Niet omdat u een groter volk was dan de anderen, heeft de Here u uitgekozen, want u was het kleinste van allemaal! Hij deed dat omdat Hij zoveel van u houdt en zijn belofte aan uw voorouders hield. Daarom bevrijdde Hij u uit de Egyptische slavernij met zoʼn vertoon van macht en grote wonderen. Weet daarom dat de Here, uw God, de enige God en ook een trouwe God is die aan duizenden generaties zijn beloften waarmaakt en zijn liefde toont aan hen die van Hem houden en zijn geboden gehoorzamen. 10 Maar zij die Hem haten, zullen in het openbaar worden gestraft en vernietigd. Hij zal persoonlijk met hen afrekenen. 11 Gehoorzaam daarom alle geboden die ik u vandaag geef. 12 Wegens uw gehoorzaamheid zal de Here zijn deel van het verbond nakomen dat Hij in zijn tedere liefde met uw voorouders sloot. 13 Hij zal van u houden en u zegenen en u tot een groot volk maken. Hij zal u vruchtbaar maken, evenals uw grond en uw dieren. Uw oogsten van graan, druiven en olijven en uw kudden van vee, schapen en geiten zullen groot zijn in het land waarvan Hij uw voorouders beloofde het u te geven. 14 U zult meer worden gezegend dan enig ander volk op aarde, niemand van u, man of vrouw, zal onvruchtbaar zijn. Hetzelfde geldt voor uw vee. 15 De Here zal ook alle ziekten voor u afweren en u niet laten lijden aan de ziekten uit Egypte, die u zo goed kent, Hij zal ze naar uw vijanden sturen! 16 U moet alle volken die de Here, uw God, in uw hand geeft, vernietigen. Toon geen medelijden en aanbid hun goden niet. Als u dat toch doet, zult u de gevolgen daarvan moeten dragen.

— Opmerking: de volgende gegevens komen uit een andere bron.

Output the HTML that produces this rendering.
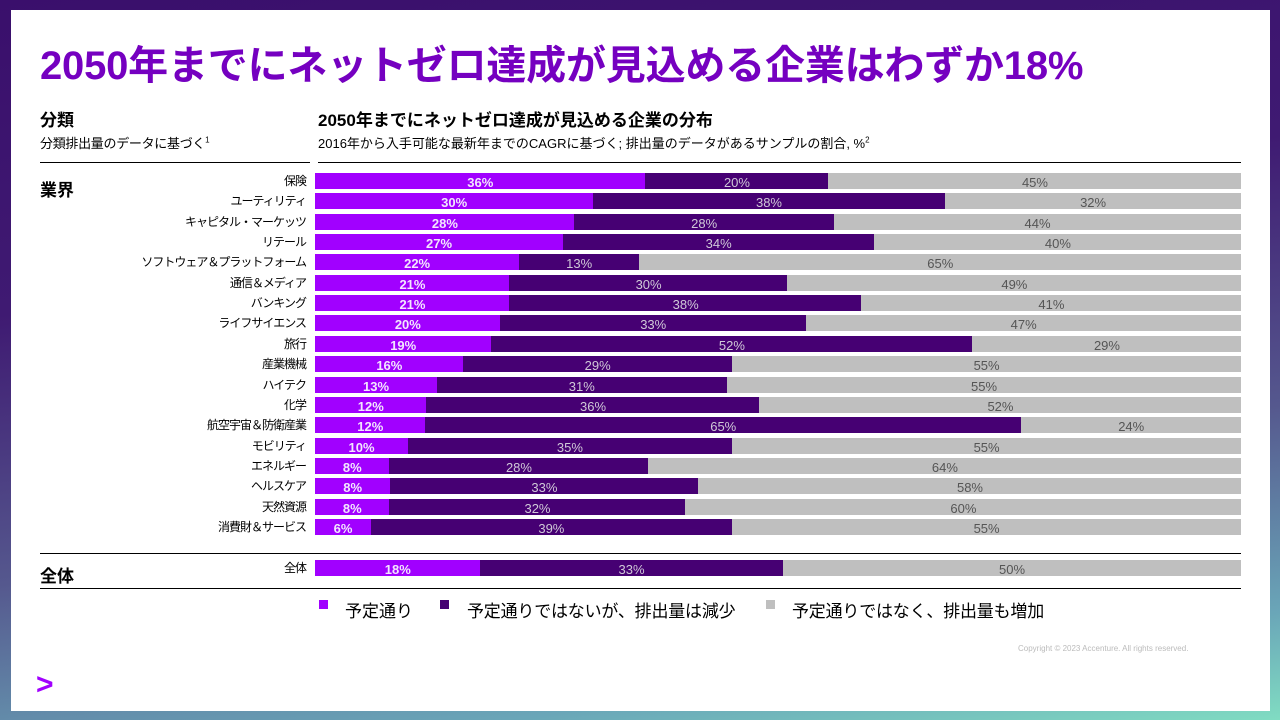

17 Misschien denkt u bij uzelf: “Hoe kunnen wij deze volken die zoveel sterker zijn dan wij, ooit overwinnen?” 18 Wees niet bang voor hen! Denk steeds aan wat de Here, uw God, met de farao en het hele land Egypte deed. 19 Herinner u het onheil dat de Here over hen bracht—uw ouders zagen het met eigen ogen—de tekenen, de wonderen, de kracht en de sterkte van de Almachtige God, die Hij gebruikte om u uit Egypte te bevrijden. Welnu, de Here, uw God, zal diezelfde macht gebruiken tegen de volken voor wie u bang bent. 20 Ja, de Here, uw God, zal zelfs horzels gebruiken om uw laatste vijanden uit hun schuilhoeken te verjagen! 21 Nee, wees maar niet bang voor deze volken, want de Here, uw God, is bij u en Hij is een grote en ontzagwekkende God. 22 Hij zal hen langzamerhand verdrijven, niet in één keer, want anders zouden de wilde dieren snel vermeerderen en gevaarlijk worden. 23 Hij zal het geleidelijk doen en u zult binnentrekken en die volken vernietigen. 24 Hij zal hun koningen in uw macht geven en u zult hun namen van de aarde laten verdwijnen, alsof zij nooit hebben bestaan. Niemand zal tegen u opgewassen zijn. 25 Verbrand hun afgodsbeelden en raak het goud en zilver, waarvan zij zijn gemaakt, niet aan. Eigen het u niet toe, want dan zal het een struikelblok voor u worden. De Here verafschuwt deze dingen. 26 Neem ook geen afgodsbeelden in huis om die te aanbidden, want anders wordt u vernietigd, net als zij. U moet er een afkeer van hebben, want het zijn vervloekte voorwerpen.’